- [DATASET EXTRACT]
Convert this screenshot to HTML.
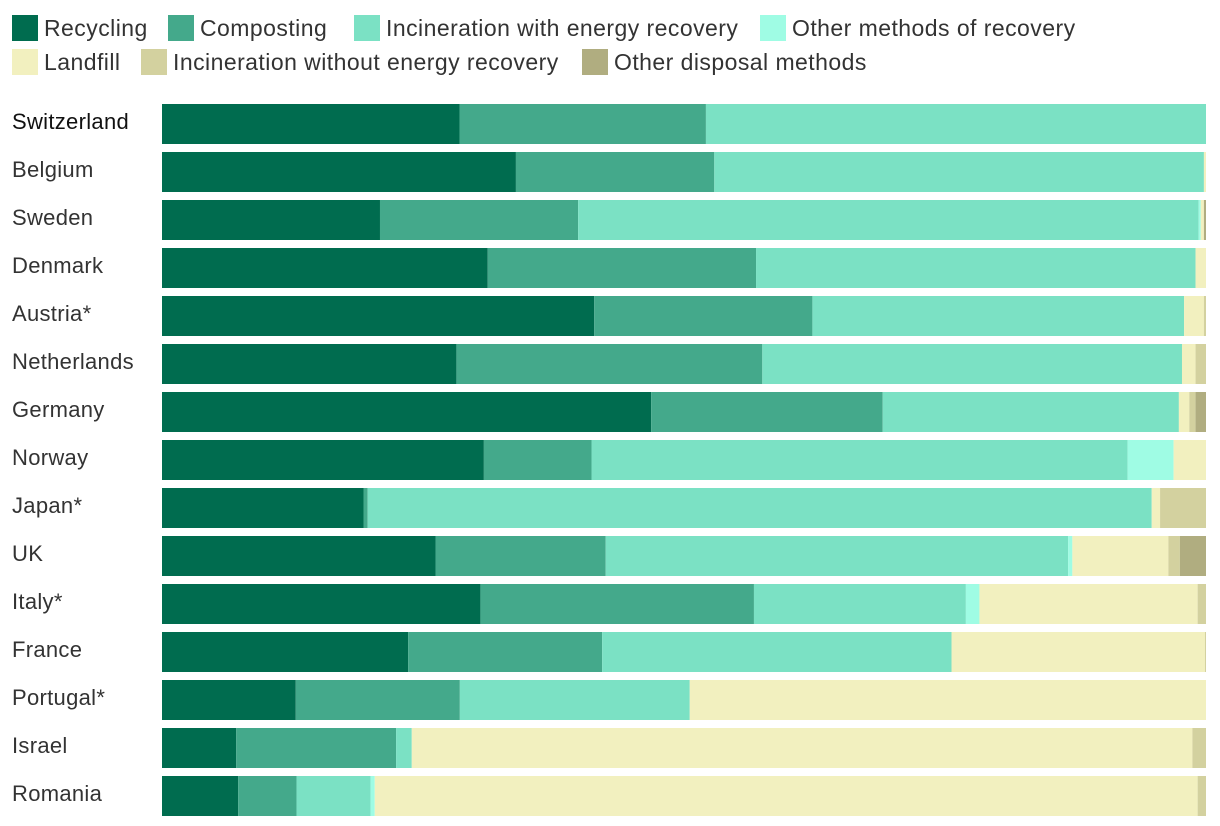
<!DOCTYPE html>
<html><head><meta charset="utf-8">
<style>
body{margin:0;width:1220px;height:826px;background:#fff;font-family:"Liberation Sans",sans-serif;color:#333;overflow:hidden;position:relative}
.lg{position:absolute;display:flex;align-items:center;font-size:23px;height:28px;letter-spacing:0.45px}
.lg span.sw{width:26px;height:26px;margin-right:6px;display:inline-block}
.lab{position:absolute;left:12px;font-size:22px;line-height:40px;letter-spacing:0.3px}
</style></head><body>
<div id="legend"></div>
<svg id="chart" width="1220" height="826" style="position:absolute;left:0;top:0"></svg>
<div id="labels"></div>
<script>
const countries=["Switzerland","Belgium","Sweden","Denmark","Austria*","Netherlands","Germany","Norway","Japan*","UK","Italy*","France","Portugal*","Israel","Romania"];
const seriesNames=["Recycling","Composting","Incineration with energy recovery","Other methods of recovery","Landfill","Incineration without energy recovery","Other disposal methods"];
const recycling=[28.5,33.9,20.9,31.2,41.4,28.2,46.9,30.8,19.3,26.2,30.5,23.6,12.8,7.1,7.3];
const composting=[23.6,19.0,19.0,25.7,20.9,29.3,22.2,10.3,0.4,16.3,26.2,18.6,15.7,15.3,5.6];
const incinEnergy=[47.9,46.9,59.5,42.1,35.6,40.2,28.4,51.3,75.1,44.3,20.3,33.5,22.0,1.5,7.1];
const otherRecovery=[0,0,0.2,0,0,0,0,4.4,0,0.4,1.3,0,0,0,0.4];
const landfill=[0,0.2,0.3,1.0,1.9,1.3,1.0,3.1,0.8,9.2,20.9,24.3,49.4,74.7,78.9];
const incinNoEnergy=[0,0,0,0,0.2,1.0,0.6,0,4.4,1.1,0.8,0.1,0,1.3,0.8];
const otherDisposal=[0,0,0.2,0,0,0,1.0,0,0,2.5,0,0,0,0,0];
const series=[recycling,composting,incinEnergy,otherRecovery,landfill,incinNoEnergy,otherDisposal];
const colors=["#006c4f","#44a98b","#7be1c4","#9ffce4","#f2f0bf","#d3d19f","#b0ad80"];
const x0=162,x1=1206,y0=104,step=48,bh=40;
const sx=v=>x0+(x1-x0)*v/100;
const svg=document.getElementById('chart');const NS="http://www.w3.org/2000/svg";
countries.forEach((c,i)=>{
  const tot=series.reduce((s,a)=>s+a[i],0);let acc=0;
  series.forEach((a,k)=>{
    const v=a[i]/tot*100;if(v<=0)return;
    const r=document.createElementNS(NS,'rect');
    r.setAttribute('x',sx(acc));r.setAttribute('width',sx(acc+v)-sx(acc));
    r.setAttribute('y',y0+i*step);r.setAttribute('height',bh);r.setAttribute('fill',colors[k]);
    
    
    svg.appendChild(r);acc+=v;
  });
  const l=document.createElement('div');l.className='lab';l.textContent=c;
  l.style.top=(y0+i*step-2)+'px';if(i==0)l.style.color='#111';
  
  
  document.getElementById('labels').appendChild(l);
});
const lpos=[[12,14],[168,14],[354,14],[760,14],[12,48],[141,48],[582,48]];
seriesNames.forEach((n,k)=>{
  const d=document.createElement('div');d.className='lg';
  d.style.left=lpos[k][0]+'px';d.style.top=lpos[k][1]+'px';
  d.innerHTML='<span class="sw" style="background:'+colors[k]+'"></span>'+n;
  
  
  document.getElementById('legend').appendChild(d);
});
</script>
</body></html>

- [WHAT THE TASK REQUIRES]
Retype the data above exactly; pictures are not part of the copy.

- [COMPLETE ANSWER]
Convert this screenshot to HTML.
<!DOCTYPE html>
<html><head><meta charset="utf-8">
<style>
body{margin:0;width:1220px;height:826px;background:#fff;font-family:"Liberation Sans",sans-serif;color:#333;overflow:hidden;position:relative}
.lg{position:absolute;display:flex;align-items:center;font-size:23px;height:28px;letter-spacing:0.45px}
.lg span.sw{width:26px;height:26px;margin-right:6px;display:inline-block}
.lab{position:absolute;left:12px;font-size:22px;line-height:40px;letter-spacing:0.3px}
</style></head><body>
<div id="legend"></div>
<svg id="chart" width="1220" height="826" style="position:absolute;left:0;top:0"></svg>
<div id="labels"></div>
<script>
const countries=["Switzerland","Belgium","Sweden","Denmark","Austria*","Netherlands","Germany","Norway","Japan*","UK","Italy*","France","Portugal*","Israel","Romania"];
const seriesNames=["Recycling","Composting","Incineration with energy recovery","Other methods of recovery","Landfill","Incineration without energy recovery","Other disposal methods"];
const recycling=[28.5,33.9,20.9,31.2,41.4,28.2,46.9,30.8,19.3,26.2,30.5,23.6,12.8,7.1,7.3];
const composting=[23.6,19.0,19.0,25.7,20.9,29.3,22.2,10.3,0.4,16.3,26.2,18.6,15.7,15.3,5.6];
const incinEnergy=[47.9,46.9,59.5,42.1,35.6,40.2,28.4,51.3,75.1,44.3,20.3,33.5,22.0,1.5,7.1];
const otherRecovery=[0,0,0.2,0,0,0,0,4.4,0,0.4,1.3,0,0,0,0.4];
const landfill=[0,0.2,0.3,1.0,1.9,1.3,1.0,3.1,0.8,9.2,20.9,24.3,49.4,74.7,78.9];
const incinNoEnergy=[0,0,0,0,0.2,1.0,0.6,0,4.4,1.1,0.8,0.1,0,1.3,0.8];
const otherDisposal=[0,0,0.2,0,0,0,1.0,0,0,2.5,0,0,0,0,0];
const series=[recycling,composting,incinEnergy,otherRecovery,landfill,incinNoEnergy,otherDisposal];
const colors=["#006c4f","#44a98b","#7be1c4","#9ffce4","#f2f0bf","#d3d19f","#b0ad80"];
const x0=162,x1=1206,y0=104,step=48,bh=40;
const sx=v=>x0+(x1-x0)*v/100;
const svg=document.getElementById('chart');const NS="http://www.w3.org/2000/svg";
countries.forEach((c,i)=>{
  const tot=series.reduce((s,a)=>s+a[i],0);let acc=0;
  series.forEach((a,k)=>{
    const v=a[i]/tot*100;if(v<=0)return;
    const r=document.createElementNS(NS,'rect');
    r.setAttribute('x',sx(acc));r.setAttribute('width',sx(acc+v)-sx(acc));
    r.setAttribute('y',y0+i*step);r.setAttribute('height',bh);r.setAttribute('fill',colors[k]);
    
    
    svg.appendChild(r);acc+=v;
  });
  const l=document.createElement('div');l.className='lab';l.textContent=c;
  l.style.top=(y0+i*step-2)+'px';if(i==0)l.style.color='#111';
  
  
  document.getElementById('labels').appendChild(l);
});
const lpos=[[12,14],[168,14],[354,14],[760,14],[12,48],[141,48],[582,48]];
seriesNames.forEach((n,k)=>{
  const d=document.createElement('div');d.className='lg';
  d.style.left=lpos[k][0]+'px';d.style.top=lpos[k][1]+'px';
  d.innerHTML='<span class="sw" style="background:'+colors[k]+'"></span>'+n;
  
  
  document.getElementById('legend').appendChild(d);
});
</script>
</body></html>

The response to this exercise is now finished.